Attorneys often do not like to advise clients about major recent changes in SEC policies--the tried and true Rule 506(b) offering to accredited investors only is often regarded as the safer route. But startups, including the likes of larger independent media ventures such as independent film and video games, have got to be excited by the possibilities of Regulation Crowdfunding--instead of Kickstarter-style donation in exchange for "rewards," investors' money goes towards an equity investment--often referred to as "Title III" for a crowdfunded raise up to $1 million from accredited and non-accredited investors. Per Obama's JOBS (Jumpstart Our Business Startups) Act of 2012, on October 30, 2015, the SEC adopted final rules for Regulation Crowdfunding, and they will be fully implemented in May 2016. Equity crowdfunding has been around for a long time, but for accredited investors only; soon, non-accredited investors will be able to participate, too.
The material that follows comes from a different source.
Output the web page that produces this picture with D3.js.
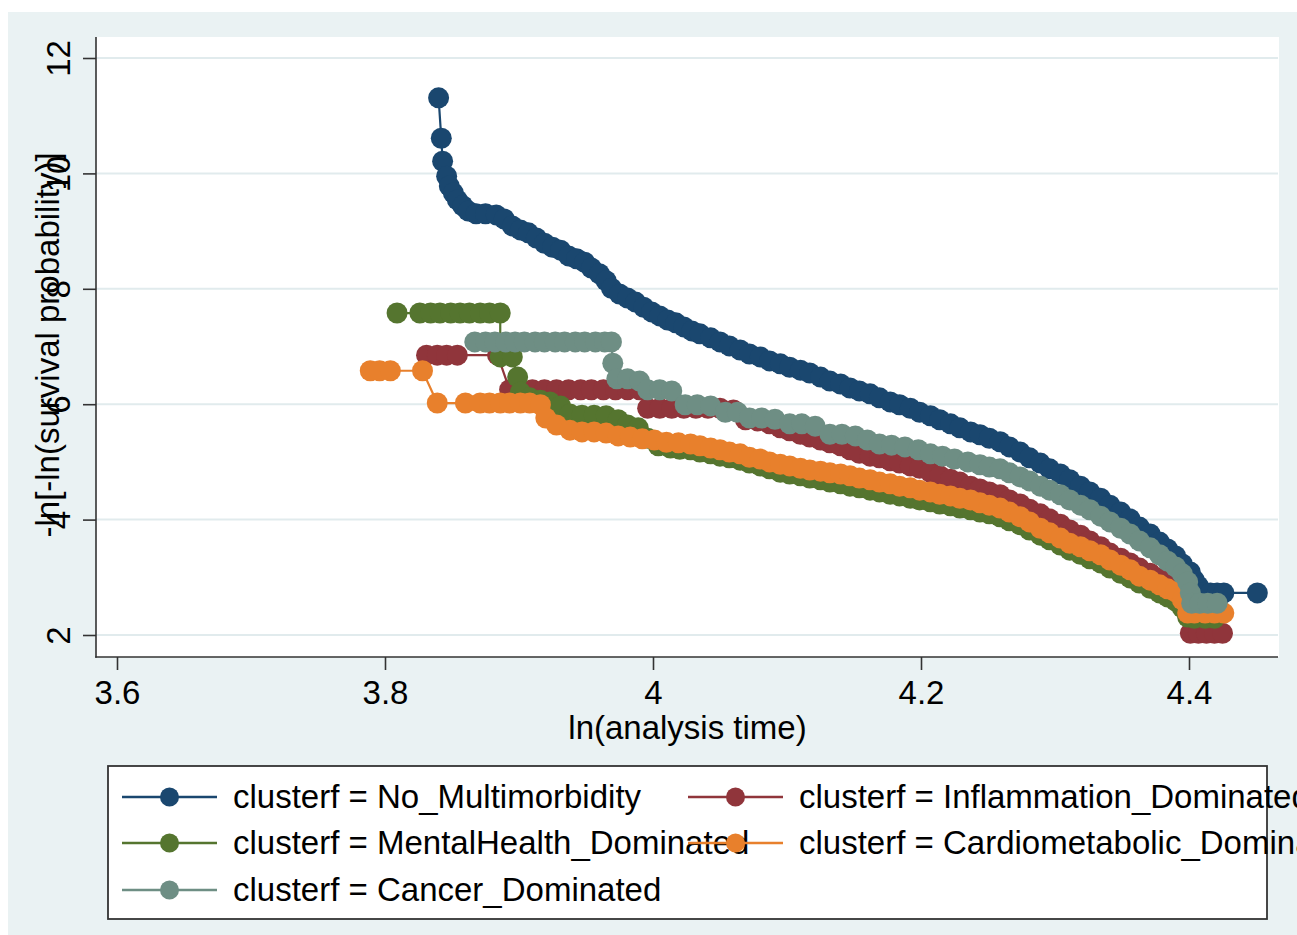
<!DOCTYPE html>
<html>
<head>
<meta charset="utf-8">
<script src="https://cdn.jsdelivr.net/npm/d3@7"></script>
<style>
  html, body { margin: 0; padding: 0; background: #ffffff; }
  svg { display: block; font-family: "Liberation Sans", Arial, Helvetica, sans-serif; }
</style>
</head>
<body>
<svg id="chart" width="1297" height="935"></svg>
<script>
// Log-log survival curves by multimorbidity cluster: [ln(analysis time), -ln(-ln(S))]
const clusterLabels = [
  "clusterf = No_Multimorbidity",
  "clusterf = Inflammation_Dominated",
  "clusterf = MentalHealth_Dominated",
  "clusterf = Cardiometabolic_Dominated",
  "clusterf = Cancer_Dominated"
];

const noMultimorbidity = [
  [3.840,11.31],[3.842,10.61],[3.843,10.21],[3.846,9.95],[3.848,9.78],[3.851,9.66],[3.854,9.54],
  [3.858,9.44],[3.862,9.35],[3.868,9.30],[3.875,9.30],[3.883,9.28],[3.889,9.21],[3.895,9.09],
  [3.901,9.02],[3.907,8.97],[3.913,8.88],[3.919,8.79],[3.925,8.72],[3.931,8.67],[3.937,8.57],
  [3.943,8.52],[3.949,8.46],[3.954,8.36],[3.960,8.26],[3.965,8.14],[3.969,8.01],[3.975,7.91],
  [3.981,7.84],[3.987,7.77],[3.993,7.68],[3.999,7.60],[4.005,7.53],[4.011,7.46],[4.017,7.41],
  [4.023,7.34],[4.029,7.27],[4.035,7.22],[4.043,7.15],[4.050,7.08],[4.057,7.01],[4.065,6.94],
  [4.072,6.87],[4.080,6.82],[4.087,6.75],[4.095,6.70],[4.102,6.64],[4.110,6.59],[4.117,6.54],
  [4.125,6.47],[4.132,6.40],[4.140,6.35],[4.147,6.28],[4.154,6.23],[4.162,6.18],[4.169,6.11],
  [4.177,6.04],[4.184,5.99],[4.192,5.93],[4.199,5.86],[4.207,5.80],[4.214,5.73],[4.222,5.66],
  [4.229,5.59],[4.237,5.52],[4.244,5.47],[4.251,5.41],[4.259,5.35],[4.266,5.26],[4.274,5.17],
  [4.281,5.07],[4.289,4.98],[4.296,4.88],[4.304,4.79],[4.311,4.69],[4.319,4.58],[4.326,4.48],
  [4.334,4.37],[4.341,4.25],[4.349,4.13],[4.356,4.01],[4.363,3.87],[4.371,3.75],[4.378,3.61],
  [4.384,3.49],[4.390,3.37],[4.395,3.23],[4.401,3.09],[4.404,2.95],[4.407,2.85],[4.410,2.73],
  [4.416,2.73],[4.421,2.73],[4.426,2.73],[4.451,2.73]
];

const inflammationDominated = [
  [3.831,6.85],[3.839,6.85],[3.846,6.85],[3.854,6.85],[3.884,6.85],[3.893,6.25],[3.901,6.25],
  [3.910,6.25],[3.919,6.25],[3.928,6.25],[3.937,6.25],[3.946,6.25],[3.954,6.25],[3.963,6.25],
  [3.972,6.25],[3.981,6.25],[3.990,6.25],[3.996,5.93],[4.005,5.93],[4.014,5.93],[4.023,5.93],
  [4.032,5.93],[4.041,5.93],[4.050,5.93],[4.060,5.90],[4.069,5.73],[4.078,5.71],[4.087,5.66],
  [4.095,5.59],[4.102,5.54],[4.110,5.48],[4.117,5.43],[4.125,5.38],[4.132,5.33],[4.140,5.28],
  [4.147,5.21],[4.154,5.15],[4.162,5.10],[4.169,5.07],[4.177,5.02],[4.184,4.98],[4.192,4.93],
  [4.199,4.89],[4.207,4.82],[4.214,4.76],[4.222,4.70],[4.229,4.65],[4.237,4.58],[4.244,4.53],
  [4.251,4.48],[4.259,4.43],[4.266,4.34],[4.274,4.27],[4.281,4.18],[4.289,4.10],[4.296,4.01],
  [4.304,3.92],[4.311,3.82],[4.319,3.73],[4.326,3.63],[4.334,3.53],[4.341,3.42],[4.349,3.33],
  [4.356,3.25],[4.363,3.16],[4.371,3.07],[4.378,2.99],[4.384,2.92],[4.390,2.85],[4.395,2.64],
  [4.399,2.35],[4.401,2.03],[4.407,2.03],[4.413,2.03],[4.419,2.03],[4.425,2.03]
];

const mentalHealthDominated = [
  [3.809,7.58],[3.826,7.58],[3.834,7.58],[3.841,7.58],[3.849,7.58],[3.856,7.58],[3.863,7.58],
  [3.871,7.58],[3.878,7.58],[3.886,7.58],[3.886,6.82],[3.895,6.82],[3.899,6.47],[3.901,6.21],
  [3.908,6.11],[3.916,6.07],[3.923,6.04],[3.931,5.97],[3.938,5.83],[3.947,5.81],[3.956,5.81],
  [3.965,5.80],[3.974,5.73],[3.981,5.64],[3.989,5.59],[3.996,5.41],[4.004,5.28],[4.013,5.24],
  [4.020,5.22],[4.028,5.21],[4.035,5.17],[4.043,5.14],[4.050,5.10],[4.057,5.07],[4.065,5.03],
  [4.072,4.98],[4.080,4.93],[4.087,4.88],[4.095,4.82],[4.102,4.79],[4.110,4.76],[4.117,4.72],
  [4.125,4.69],[4.132,4.65],[4.140,4.62],[4.147,4.58],[4.154,4.55],[4.162,4.51],[4.169,4.48],
  [4.177,4.44],[4.184,4.41],[4.192,4.37],[4.199,4.34],[4.207,4.31],[4.214,4.27],[4.222,4.24],
  [4.229,4.20],[4.237,4.17],[4.244,4.13],[4.251,4.10],[4.259,4.05],[4.266,3.98],[4.274,3.91],
  [4.281,3.82],[4.289,3.73],[4.296,3.65],[4.304,3.56],[4.311,3.47],[4.319,3.40],[4.326,3.32],
  [4.334,3.25],[4.341,3.16],[4.349,3.07],[4.356,2.99],[4.363,2.90],[4.371,2.81],[4.378,2.73],
  [4.384,2.66],[4.390,2.59],[4.395,2.47],[4.399,2.31],[4.404,2.29],[4.412,2.29],[4.419,2.29]
];

const cardiometabolicDominated = [
  [3.789,6.58],[3.796,6.58],[3.804,6.58],[3.828,6.58],[3.839,6.02],[3.860,6.02],[3.871,6.02],
  [3.878,6.02],[3.886,6.02],[3.893,6.02],[3.901,6.02],[3.908,6.02],[3.916,5.99],[3.920,5.76],
  [3.928,5.64],[3.938,5.55],[3.947,5.52],[3.956,5.52],[3.965,5.50],[3.974,5.45],[3.983,5.43],
  [3.992,5.40],[4.001,5.38],[4.010,5.34],[4.019,5.33],[4.028,5.31],[4.035,5.28],[4.043,5.24],
  [4.050,5.21],[4.057,5.17],[4.065,5.14],[4.072,5.08],[4.080,5.05],[4.087,5.00],[4.095,4.96],
  [4.102,4.93],[4.110,4.89],[4.117,4.86],[4.125,4.84],[4.132,4.81],[4.140,4.79],[4.147,4.76],
  [4.154,4.72],[4.162,4.69],[4.169,4.65],[4.177,4.62],[4.184,4.58],[4.192,4.55],[4.199,4.51],
  [4.207,4.48],[4.214,4.44],[4.222,4.41],[4.229,4.37],[4.237,4.34],[4.244,4.29],[4.251,4.25],
  [4.259,4.20],[4.266,4.13],[4.274,4.05],[4.281,3.96],[4.289,3.85],[4.296,3.77],[4.304,3.68],
  [4.311,3.59],[4.319,3.53],[4.326,3.46],[4.334,3.39],[4.341,3.30],[4.349,3.21],[4.356,3.13],
  [4.363,3.02],[4.371,2.95],[4.378,2.87],[4.384,2.80],[4.390,2.75],[4.395,2.61],[4.399,2.38],
  [4.404,2.38],[4.412,2.38],[4.419,2.38],[4.426,2.38]
];

const cancerDominated = [
  [3.867,7.08],[3.875,7.08],[3.882,7.08],[3.890,7.08],[3.897,7.08],[3.904,7.08],[3.912,7.08],
  [3.919,7.08],[3.927,7.08],[3.934,7.08],[3.942,7.08],[3.949,7.08],[3.957,7.08],[3.964,7.08],
  [3.969,7.08],[3.970,6.71],[3.973,6.44],[3.981,6.44],[3.990,6.40],[3.996,6.25],[4.005,6.25],
  [4.014,6.23],[4.024,5.99],[4.033,5.99],[4.043,5.97],[4.054,5.86],[4.063,5.86],[4.072,5.76],
  [4.081,5.76],[4.091,5.74],[4.102,5.66],[4.111,5.66],[4.121,5.62],[4.132,5.48],[4.141,5.48],
  [4.151,5.45],[4.160,5.38],[4.169,5.31],[4.178,5.29],[4.188,5.26],[4.198,5.21],[4.207,5.14],
  [4.216,5.10],[4.225,5.05],[4.235,5.00],[4.244,4.95],[4.251,4.91],[4.259,4.88],[4.266,4.81],
  [4.274,4.74],[4.281,4.67],[4.289,4.58],[4.296,4.51],[4.304,4.43],[4.311,4.34],[4.319,4.25],
  [4.326,4.17],[4.334,4.06],[4.341,3.96],[4.349,3.85],[4.356,3.75],[4.363,3.63],[4.371,3.51],
  [4.378,3.39],[4.384,3.28],[4.390,3.18],[4.395,3.06],[4.399,2.92],[4.401,2.73],[4.402,2.55],
  [4.408,2.55],[4.414,2.55],[4.421,2.55]
];

const xTickValues = [3.6, 3.8, 4.0, 4.2, 4.4];
const xTickLabels = ["3.6", "3.8", "4", "4.2", "4.4"];
const yTickValues = [2, 4, 6, 8, 10, 12];
const yTickLabels = ["2", "4", "6", "8", "10", "12"];
const xTitle = "ln(analysis time)";
const yTitle = "-ln[-ln(survival probability)]";

// ---- drawing ----
const W = 1297, H = 935;
const FONT = 33;
const bg = "#eaf2f3";
const ink = "#333333";
const palette = ["#1a476f", "#90353b", "#55752f", "#e8802c", "#6e8e84"];
const seriesData = [noMultimorbidity, inflammationDominated, mentalHealthDominated,
                    cardiometabolicDominated, cancerDominated];

const svg = d3.select("#chart");

// graph region
svg.append("rect").attr("x", 8).attr("y", 12)
  .attr("width", W - 8).attr("height", H - 12).attr("fill", bg);

const plot = { left: 96, right: 1279, top: 37, bottom: 657 };
svg.append("rect").attr("x", plot.left).attr("y", plot.top)
  .attr("width", plot.right - plot.left).attr("height", plot.bottom - plot.top)
  .attr("fill", "#ffffff");

const x = d3.scaleLinear().domain([3.6, 4.4]).range([117, 1189]);
const y = d3.scaleLinear().domain([2, 12]).range([635, 58]);

// horizontal grid
svg.append("g").selectAll("line").data(yTickValues).join("line")
  .attr("x1", plot.left).attr("x2", plot.right - 1)
  .attr("y1", d => y(d)).attr("y2", d => y(d))
  .attr("stroke", "#e1ebed").attr("stroke-width", 2);

// y axis
const yAxis = svg.append("g").attr("transform", `translate(${plot.left},0)`)
  .call(d3.axisLeft(y).tickValues(yTickValues).tickSize(13)
    .tickFormat((d, i) => yTickLabels[i]));
yAxis.select(".domain").remove();
yAxis.selectAll(".tick line").attr("stroke", ink).attr("stroke-width", 1.6);
yAxis.selectAll(".tick text")
  .attr("x", null).attr("dy", null)
  .attr("transform", "translate(-26,0) rotate(-90)")
  .attr("text-anchor", "middle")
  .attr("fill", "#000").style("font-size", FONT + "px")
  .style("font-family", "'Liberation Sans', Arial, Helvetica, sans-serif");
svg.append("line").attr("x1", plot.left).attr("x2", plot.left)
  .attr("y1", plot.top).attr("y2", plot.bottom + 0.8)
  .attr("stroke", ink).attr("stroke-width", 1.6);

// x axis
const xAxis = svg.append("g").attr("transform", `translate(0,${plot.bottom})`)
  .call(d3.axisBottom(x).tickValues(xTickValues).tickSize(13)
    .tickFormat((d, i) => xTickLabels[i]));
xAxis.select(".domain").remove();
xAxis.selectAll(".tick line").attr("stroke", ink).attr("stroke-width", 1.6);
xAxis.selectAll(".tick text")
  .attr("y", 47).attr("dy", null)
  .attr("fill", "#000").style("font-size", FONT + "px")
  .style("font-family", "'Liberation Sans', Arial, Helvetica, sans-serif");
svg.append("line").attr("x1", plot.left - 0.8).attr("x2", plot.right - 1)
  .attr("y1", plot.bottom).attr("y2", plot.bottom)
  .attr("stroke", ink).attr("stroke-width", 1.6);

// axis titles
svg.append("text")
  .attr("transform", `translate(59,345) rotate(-90)`)
  .attr("text-anchor", "middle").style("font-size", FONT + "px")
  .text(yTitle);
svg.append("text")
  .attr("x", (plot.left + plot.right) / 2).attr("y", 739)
  .attr("text-anchor", "middle").style("font-size", FONT + "px")
  .text(xTitle);

// curves
const line = d3.line().x(d => x(d[0])).y(d => y(d[1]));
const R = 10.5;
seriesData.forEach((data, i) => {
  const g = svg.append("g");
  g.append("path").datum(data).attr("d", line)
    .attr("fill", "none").attr("stroke", palette[i]).attr("stroke-width", 2.2);
  g.selectAll("circle").data(data).join("circle")
    .attr("cx", d => x(d[0])).attr("cy", d => y(d[1])).attr("r", R)
    .attr("fill", palette[i]);
});

// legend
const legend = svg.append("g");
legend.append("rect").attr("x", 108).attr("y", 766).attr("width", 1159).attr("height", 153)
  .attr("fill", "#ffffff").attr("stroke", ink).attr("stroke-width", 1.8);
const colX = [122, 688];
const rowY = [797, 843, 890];
clusterLabels.forEach((label, i) => {
  const cx = colX[i % 2], cy = rowY[Math.floor(i / 2)];
  legend.append("line").attr("x1", cx).attr("x2", cx + 95)
    .attr("y1", cy).attr("y2", cy)
    .attr("stroke", palette[i]).attr("stroke-width", 2.4);
  legend.append("circle").attr("cx", cx + 47.5).attr("cy", cy).attr("r", 9.5)
    .attr("fill", palette[i]);
  legend.append("text").attr("x", cx + 111).attr("y", cy + 11)
    .style("font-size", FONT + "px").text(label);
});
</script>
</body>
</html>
There is also the "mini-IPO," Regulation A, Tier 2 (affectionately known as Reg A+ or "Title IV") for an up to a $50 million capital raise--a reality created by the JOBS Act which went into effect on June 19, 2015. This is an opportunity for small businesses to raise money publicly with a less stringent SEC approval process and investment allowed to non-accredited investors limited to the greater of 10% of their annual income, or their net worth, excluding their principal residence. Unlike the original Regulation A, state Blue Sky laws are exempted by the SEC filing. Recently, I met Ron Miller, the CEO of StartEngine, one Reg A+ platform that I found intriguing. He sent me an email that said, "If you or someone you know are currently in need of raising $2 to $50 million we would love to talk to you. Please reach out to my Director of Business Development, Dana Weiss, at firstname.lastname@example.org; she would be happy to hop on a call to answer any questions you have." So, even though Reg A+ is not even six months old, it's clear that entrepreneurs are already on board for an entirely new approach to raising capital.